In my code I have divided the given array into sub arrays each of which is strictly increasing. Also while doing this I have ignored such elements which are equal and adjacent in given original array.
The lengths of sub arrays were stored in vector subsize.
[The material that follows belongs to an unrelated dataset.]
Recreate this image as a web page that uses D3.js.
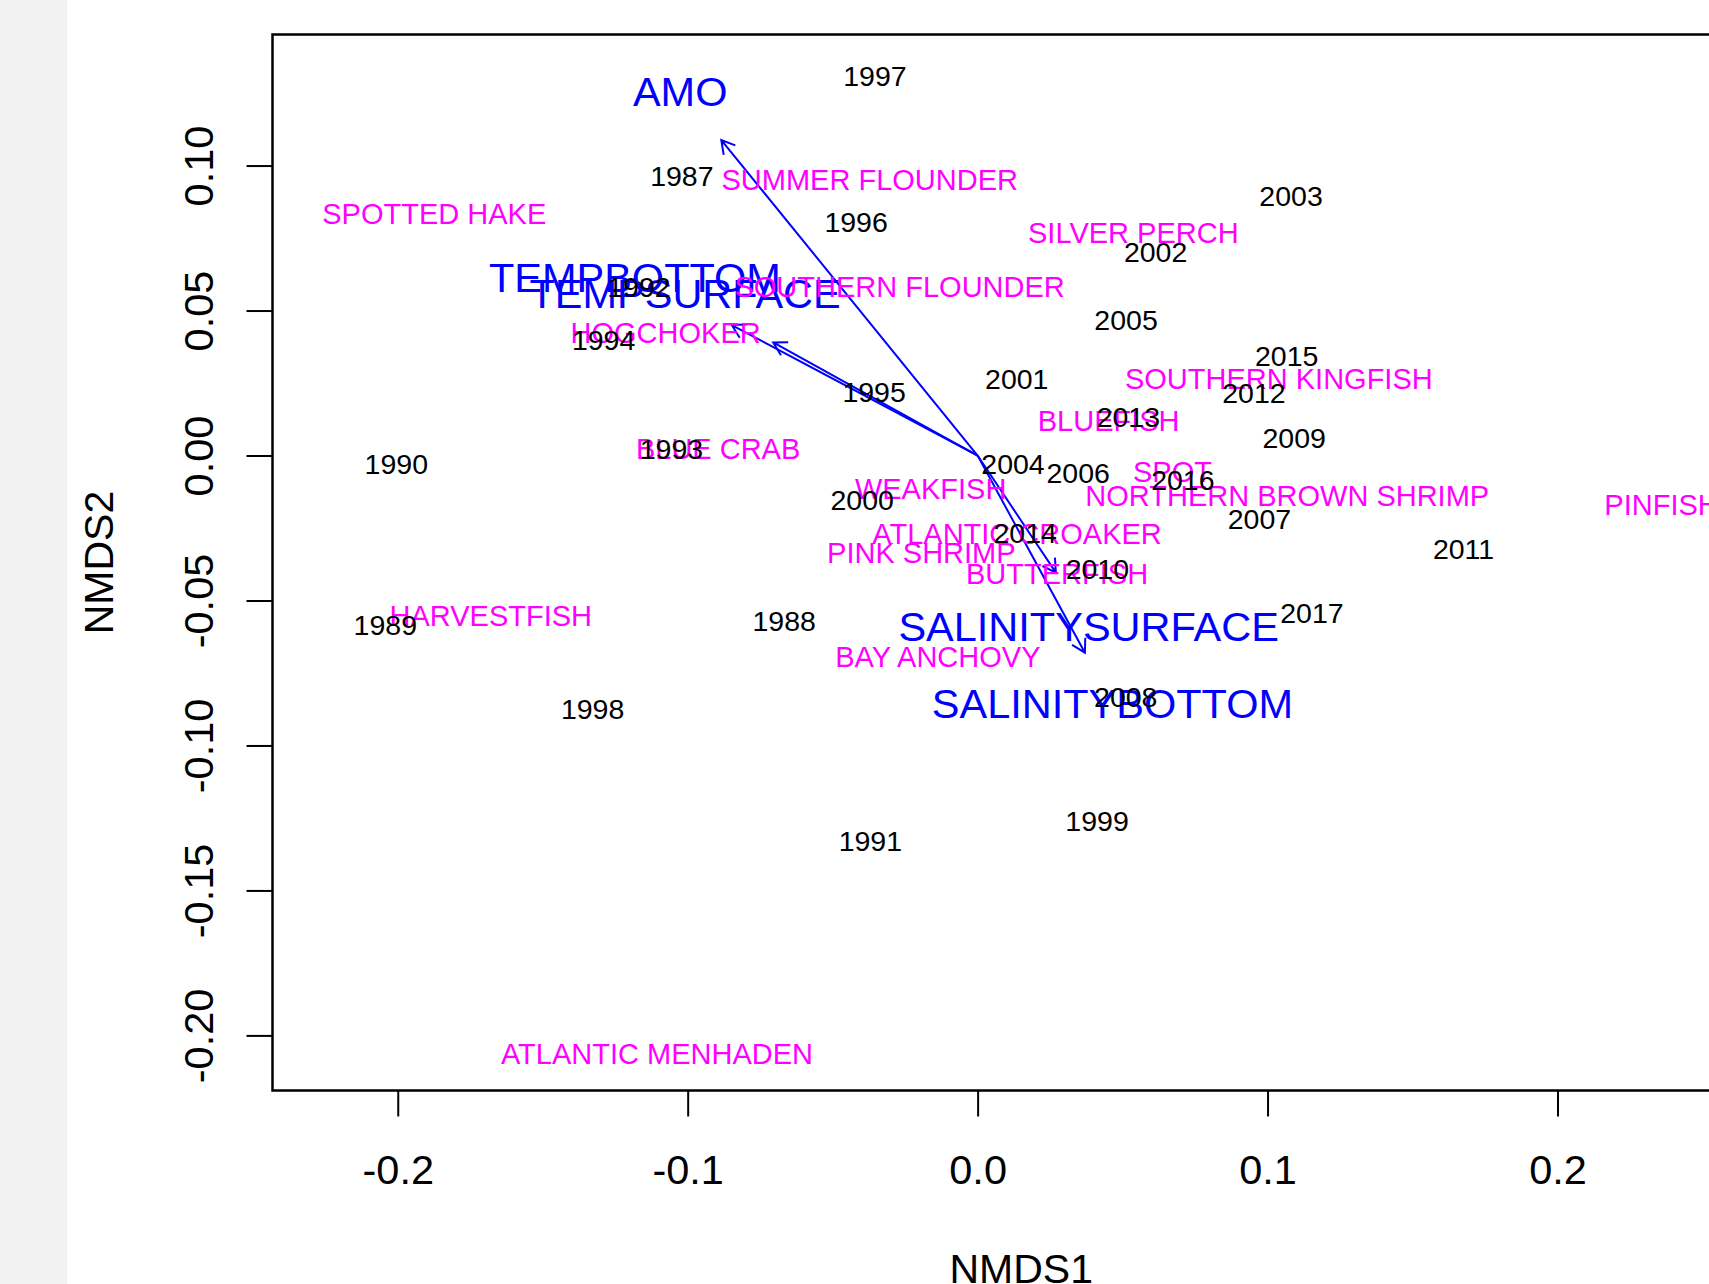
<!DOCTYPE html>
<html>
<head>
<meta charset="utf-8">
<script src="https://cdn.jsdelivr.net/npm/d3@7"></script>
<style>
  html, body { margin: 0; padding: 0; background: #ffffff; }
  svg { display: block; }
  text { font-family: "Liberation Sans", Arial, Helvetica, sans-serif; }
</style>
</head>
<body>
<div id="chart"></div>
<script>
// ---------------- DATA ----------------
const years = ["1987","1988","1989","1990","1991","1992","1993","1994","1995","1996",
  "1997","1998","1999","2000","2001","2002","2003","2004","2005","2006","2007","2008",
  "2009","2010","2011","2012","2013","2014","2015","2016","2017"];
const yearNMDS1 = [-0.1020,-0.0667,-0.2043,-0.2005,-0.0370,-0.1168,-0.1056,-0.1290,-0.0357,-0.0419,
  -0.0354,-0.1328,0.0412,-0.0398,0.0135,0.0614,0.1081,0.0122,0.0512,0.0347,0.0972,0.0511,
  0.1092,0.0413,0.1676,0.0953,0.0520,0.0164,0.1066,0.0708,0.1153];
const yearNMDS2 = [0.0964,-0.0569,-0.0585,-0.0030,-0.1327,0.0583,0.0024,0.0400,0.0220,0.0806,
  0.1310,-0.0874,-0.1259,-0.0151,0.0264,0.0703,0.0897,-0.0030,0.0467,-0.0059,-0.0219,-0.0832,
  0.0063,-0.0392,-0.0320,0.0218,0.0134,-0.0265,0.0345,-0.0084,-0.0542];

const species = ["SUMMER FLOUNDER","SPOTTED HAKE","SILVER PERCH","SOUTHERN FLOUNDER","HOGCHOKER",
  "SOUTHERN KINGFISH","BLUEFISH","BLUE CRAB","SPOT","WEAKFISH","NORTHERN BROWN SHRIMP","PINFISH",
  "ATLANTIC CROAKER","PINK SHRIMP","BUTTERFISH","HARVESTFISH","BAY ANCHOVY","ATLANTIC MENHADEN"];
const speciesNMDS1 = [-0.0372,-0.1874,0.0537,-0.0269,-0.1076,0.1039,0.0452,-0.0895,0.0672,-0.0162,
  0.1068,0.2359,0.0136,-0.0194,0.0274,-0.1679,-0.0137,-0.1106];
const speciesNMDS2 = [0.0950,0.0835,0.0770,0.0582,0.0425,0.0264,0.0120,0.0024,-0.0055,-0.0113,
  -0.0138,-0.0170,-0.0268,-0.0335,-0.0408,-0.0552,-0.0694,-0.2063];

const envVars = ["AMO","TEMPBOTTOM","TEMPSURFACE","SALINITYSURFACE","SALINITYBOTTOM"];
const envArrowNMDS1 = [-0.0884,-0.0848,-0.0705,0.0270,0.0370];
const envArrowNMDS2 = [0.1088,0.0450,0.0390,-0.0404,-0.0680];
const envLabelNMDS1 = [-0.1026,-0.1182,-0.1009,0.0383,0.0465];
const envLabelNMDS2 = [0.1257,0.0617,0.0560,-0.0588,-0.0854];

const xTicks = [-0.2,-0.1,0.0,0.1,0.2];
const xTickLabels = ["-0.2","-0.1","0.0","0.1","0.2"];
const yTicks = [0.10,0.05,0.00,-0.05,-0.10,-0.15,-0.20];
const yTickLabels = ["0.10","0.05","0.00","-0.05","-0.10","-0.15","-0.20"];
const xTitle = "NMDS1";
const yTitle = "NMDS2";

// ---------------- LAYOUT ----------------
const W = 1709, H = 1284;
const plot = { left: 272.5, top: 34.5, right: 1770, bottom: 1090.5 };

const svg = d3.select("#chart").append("svg")
  .attr("width", W).attr("height", H);

svg.append("rect").attr("x", 0).attr("y", 0).attr("width", W).attr("height", H).attr("fill", "#ffffff");
svg.append("rect").attr("x", 0).attr("y", 0).attr("width", 67).attr("height", H).attr("fill", "#f2f2f2");

const x = d3.scaleLinear().domain([-0.2432, 0.2733]).range([plot.left, plot.right]);
const y = d3.scaleLinear().domain([-0.2190, 0.1452]).range([plot.bottom, plot.top]);

// axes
const xAxis = d3.axisBottom(x).tickValues(xTicks).tickSize(26).tickPadding(38)
  .tickFormat((d, i) => xTickLabels[i]);
const gx = svg.append("g").attr("transform", `translate(0,${plot.bottom})`).call(xAxis);
gx.select(".domain").remove();
gx.selectAll(".tick line").attr("stroke", "#000").attr("stroke-width", 2);
gx.selectAll(".tick text").attr("font-size", 41.5).attr("fill", "#000")
  .attr("font-family", "'Liberation Sans', Arial, sans-serif");

const yAxis = d3.axisLeft(y).tickValues(yTicks).tickSize(26)
  .tickFormat((d, i) => yTickLabels[i]);
const gy = svg.append("g").attr("transform", `translate(${plot.left},0)`).call(yAxis);
gy.select(".domain").remove();
gy.selectAll(".tick line").attr("stroke", "#000").attr("stroke-width", 2);
gy.selectAll(".tick text")
  .attr("font-size", 41.5).attr("fill", "#000")
  .attr("font-family", "'Liberation Sans', Arial, sans-serif")
  .attr("text-anchor", "middle")
  .attr("x", null).attr("dy", null)
  .attr("transform", `translate(${198 - plot.left},0) rotate(-90)`)
  .attr("dy", "0.36em");

// box
svg.append("rect")
  .attr("x", plot.left).attr("y", plot.top)
  .attr("width", plot.right - plot.left).attr("height", plot.bottom - plot.top)
  .attr("fill", "none").attr("stroke", "#000").attr("stroke-width", 2.5);

// titles
svg.append("text").attr("x", (plot.left + plot.right) / 2).attr("y", 1268)
  .attr("text-anchor", "middle").attr("dy", "0.36em")
  .attr("font-size", 41).attr("fill", "#000").text(xTitle);
svg.append("text")
  .attr("transform", `translate(98,${(plot.top + plot.bottom) / 2}) rotate(-90)`)
  .attr("text-anchor", "middle").attr("dy", "0.36em")
  .attr("font-size", 41).attr("fill", "#000").text(yTitle);

// env arrows
const blue = "#0000ff";
const gEnv = svg.append("g");
const headLen = 15, headAng = Math.PI / 6;
envVars.forEach((v, i) => {
  const x0 = x(0), y0 = y(0);
  const x1 = x(envArrowNMDS1[i]), y1 = y(envArrowNMDS2[i]);
  const ang = Math.atan2(y1 - y0, x1 - x0);
  const p = d3.path();
  p.moveTo(x0, y0); p.lineTo(x1, y1);
  p.moveTo(x1 - headLen * Math.cos(ang - headAng), y1 - headLen * Math.sin(ang - headAng));
  p.lineTo(x1, y1);
  p.lineTo(x1 - headLen * Math.cos(ang + headAng), y1 - headLen * Math.sin(ang + headAng));
  gEnv.append("path").attr("d", p.toString()).attr("fill", "none")
    .attr("stroke", blue).attr("stroke-width", 2);
});
gEnv.selectAll("text.env").data(envVars).enter().append("text")
  .attr("class", "env")
  .attr("x", (d, i) => x(envLabelNMDS1[i]))
  .attr("y", (d, i) => y(envLabelNMDS2[i]))
  .attr("dy", "0.36em").attr("text-anchor", "middle")
  .attr("font-size", 41.5).attr("fill", blue).text(d => d);

// species
svg.append("g").selectAll("text").data(species).enter().append("text")
  .attr("x", (d, i) => x(speciesNMDS1[i]))
  .attr("y", (d, i) => y(speciesNMDS2[i]))
  .attr("dy", "0.36em").attr("text-anchor", "middle")
  .attr("font-size", 29).attr("fill", "#ff00ff").text(d => d);

// years
svg.append("g").selectAll("text").data(years).enter().append("text")
  .attr("x", (d, i) => x(yearNMDS1[i]))
  .attr("y", (d, i) => y(yearNMDS2[i]))
  .attr("dy", "0.36em").attr("text-anchor", "middle")
  .attr("font-size", 28.5).attr("fill", "#000").text(d => d);
</script>
</body>
</html>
Then I have calculated the maximum sum of size of two adjacent sub arrays, which is the final answer according to me.
#include <iostream>
#include <vector>
#include <algorithm>
typedef unsigned long long int ll;
using namespace std;
int find();
int main() {
int t;
cin >> t;
vector<int> answer(t);
for (int z=0; z<t; z++) {
answer.at(z)=find();
}
for (auto z:answer) {
cout << z << '\n';
}
return 0;
}
int find() {
int n, count=1;
vector<int> subsize;
cin >> n;
vector<ll> temp(n);
for (int z=0; z<n; z++) {
cin >> temp.at(z);
}
for (int z=1; z<n; z++) {
if (temp.at(z-1)<temp.at(z)) {
count++;
} else if (temp.at(z-1)==temp.at(z)) {
continue;
} else {
subsize.push_back(count);
count=1;
}
}
subsize.push_back(count);
int ml=subsize.at(0);
if (subsize.size()>1) {
for (int z=0; z<subsize.size()-1; z++) {
ml=max(ml, subsize.at(z)+subsize.at(z+1));
}
}
return ml;
}
Hey, there is a problem in your logic, it seems to work only on limited cases and fails for others.
Take this test case for example:
1
8
1 2 1 1 3 4 1 1
Here, the answer should be 5. How? if we take the elements on indexes 0,1, 4, 5, and then increase the indexes 6 by 4, it become 5, we get the length of our LIS as 5, but your code outputs 3.
Here,
1
4
3 4 1 2
Considering the array to be 0 indexed, if we take L = 2 and R = 4 and X = 4.
After we apply the operation, the array becomes:
3 4 5 6
As you can clearly see, in this case(and many other cases like this) the LIS can increase more than 1.
Hey, there is a fault in your logic, as the LIS formed can have multiple non-contiguous sub-parts, not just 2.
For example take this case:
1
9
1 2 1 1 3 4 1 1 9
Here, the answer should be 6. How? if we increase the indexes 6 by 4, it become 5 and we get the following array:
1 2 1 1 3 4 5 1 9
Here, we get the length of our LIS as 6
If you observe, the LIS here is composed of 3 different parts.
How is time Complexity NlogN?
Hey, there is actually a method to calculate the LIS in NLog(N) complexity.
Since we calculate LIS in O(NLog(N)), and then traverse the array in order to compare and find the max ans in O(Log(N)), the overall complexity is O(NLog(N))
In case you don’t know the NlogN LIS algorithm, uou can learn it from here
Please either format your code or (better!) link to your submission - the forum software has mangled it and it won’t compile!